▶ **Problem requirements**: From the listing below, copy only the lines running from the line that contains "Write a Python" to the line that contains "49.7, 48.3, 46.6]", both included.

▶ **Provided records**:
━━━━━━━━━━━━━━━━━━━━

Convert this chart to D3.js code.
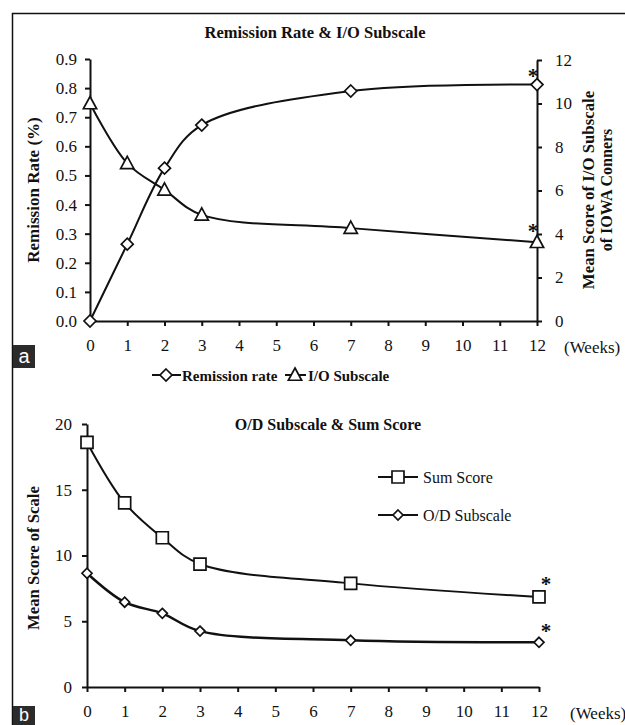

━━━━━━━━━━━━━━━━━━━━

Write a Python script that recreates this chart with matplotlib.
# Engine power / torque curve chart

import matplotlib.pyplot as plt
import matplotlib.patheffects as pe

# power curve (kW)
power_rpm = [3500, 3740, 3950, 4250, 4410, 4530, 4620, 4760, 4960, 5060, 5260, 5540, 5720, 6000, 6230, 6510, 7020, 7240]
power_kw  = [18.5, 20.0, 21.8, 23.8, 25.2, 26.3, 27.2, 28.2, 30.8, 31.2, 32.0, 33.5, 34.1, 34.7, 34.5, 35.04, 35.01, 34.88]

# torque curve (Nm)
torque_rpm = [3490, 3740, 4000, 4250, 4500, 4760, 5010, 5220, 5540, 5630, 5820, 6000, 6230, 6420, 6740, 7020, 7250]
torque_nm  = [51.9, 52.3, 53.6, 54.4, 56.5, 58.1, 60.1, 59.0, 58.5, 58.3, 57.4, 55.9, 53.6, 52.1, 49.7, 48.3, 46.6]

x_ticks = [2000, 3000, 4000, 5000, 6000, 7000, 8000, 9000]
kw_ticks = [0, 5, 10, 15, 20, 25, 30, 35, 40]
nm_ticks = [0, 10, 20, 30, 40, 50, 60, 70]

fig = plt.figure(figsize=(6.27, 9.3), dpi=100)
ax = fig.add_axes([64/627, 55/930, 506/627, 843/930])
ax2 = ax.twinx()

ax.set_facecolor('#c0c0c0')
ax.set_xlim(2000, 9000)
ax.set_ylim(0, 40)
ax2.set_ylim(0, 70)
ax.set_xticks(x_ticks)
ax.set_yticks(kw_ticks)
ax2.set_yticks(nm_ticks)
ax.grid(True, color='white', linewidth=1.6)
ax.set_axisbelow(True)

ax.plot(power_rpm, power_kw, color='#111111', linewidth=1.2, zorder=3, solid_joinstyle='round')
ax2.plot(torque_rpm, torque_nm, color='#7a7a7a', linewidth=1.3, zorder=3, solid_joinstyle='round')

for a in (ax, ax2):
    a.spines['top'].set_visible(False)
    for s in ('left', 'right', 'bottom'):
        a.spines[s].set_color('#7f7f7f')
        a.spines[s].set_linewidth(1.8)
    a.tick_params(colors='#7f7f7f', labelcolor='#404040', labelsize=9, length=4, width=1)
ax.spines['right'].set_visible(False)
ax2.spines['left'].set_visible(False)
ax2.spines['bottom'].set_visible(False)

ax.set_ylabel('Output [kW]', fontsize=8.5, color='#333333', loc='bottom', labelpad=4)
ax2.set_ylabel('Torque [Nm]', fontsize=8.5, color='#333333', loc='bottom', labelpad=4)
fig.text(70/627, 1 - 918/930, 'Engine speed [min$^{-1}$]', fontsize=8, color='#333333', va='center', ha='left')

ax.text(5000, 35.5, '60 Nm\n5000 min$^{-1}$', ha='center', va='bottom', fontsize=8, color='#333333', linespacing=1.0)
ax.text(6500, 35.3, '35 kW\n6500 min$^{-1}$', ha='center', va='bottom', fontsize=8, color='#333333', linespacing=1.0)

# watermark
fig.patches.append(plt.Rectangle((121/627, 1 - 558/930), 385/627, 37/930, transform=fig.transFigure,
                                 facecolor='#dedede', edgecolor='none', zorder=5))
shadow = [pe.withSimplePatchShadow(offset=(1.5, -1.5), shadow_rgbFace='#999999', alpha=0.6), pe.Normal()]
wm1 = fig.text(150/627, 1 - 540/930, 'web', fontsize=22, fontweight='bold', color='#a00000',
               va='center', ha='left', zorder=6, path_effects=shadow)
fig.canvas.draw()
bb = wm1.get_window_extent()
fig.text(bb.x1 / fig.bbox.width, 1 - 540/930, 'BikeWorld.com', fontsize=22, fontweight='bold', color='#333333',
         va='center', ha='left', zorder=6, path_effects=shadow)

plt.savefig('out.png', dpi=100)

━━━━━━━━━━━━━━━━━━━━

▶ **Response to the exercise**:
Write a Python script that recreates this chart with matplotlib.
# Engine power / torque curve chart

import matplotlib.pyplot as plt
import matplotlib.patheffects as pe

# power curve (kW)
power_rpm = [3500, 3740, 3950, 4250, 4410, 4530, 4620, 4760, 4960, 5060, 5260, 5540, 5720, 6000, 6230, 6510, 7020, 7240]
power_kw  = [18.5, 20.0, 21.8, 23.8, 25.2, 26.3, 27.2, 28.2, 30.8, 31.2, 32.0, 33.5, 34.1, 34.7, 34.5, 35.04, 35.01, 34.88]

# torque curve (Nm)
torque_rpm = [3490, 3740, 4000, 4250, 4500, 4760, 5010, 5220, 5540, 5630, 5820, 6000, 6230, 6420, 6740, 7020, 7250]
torque_nm  = [51.9, 52.3, 53.6, 54.4, 56.5, 58.1, 60.1, 59.0, 58.5, 58.3, 57.4, 55.9, 53.6, 52.1, 49.7, 48.3, 46.6]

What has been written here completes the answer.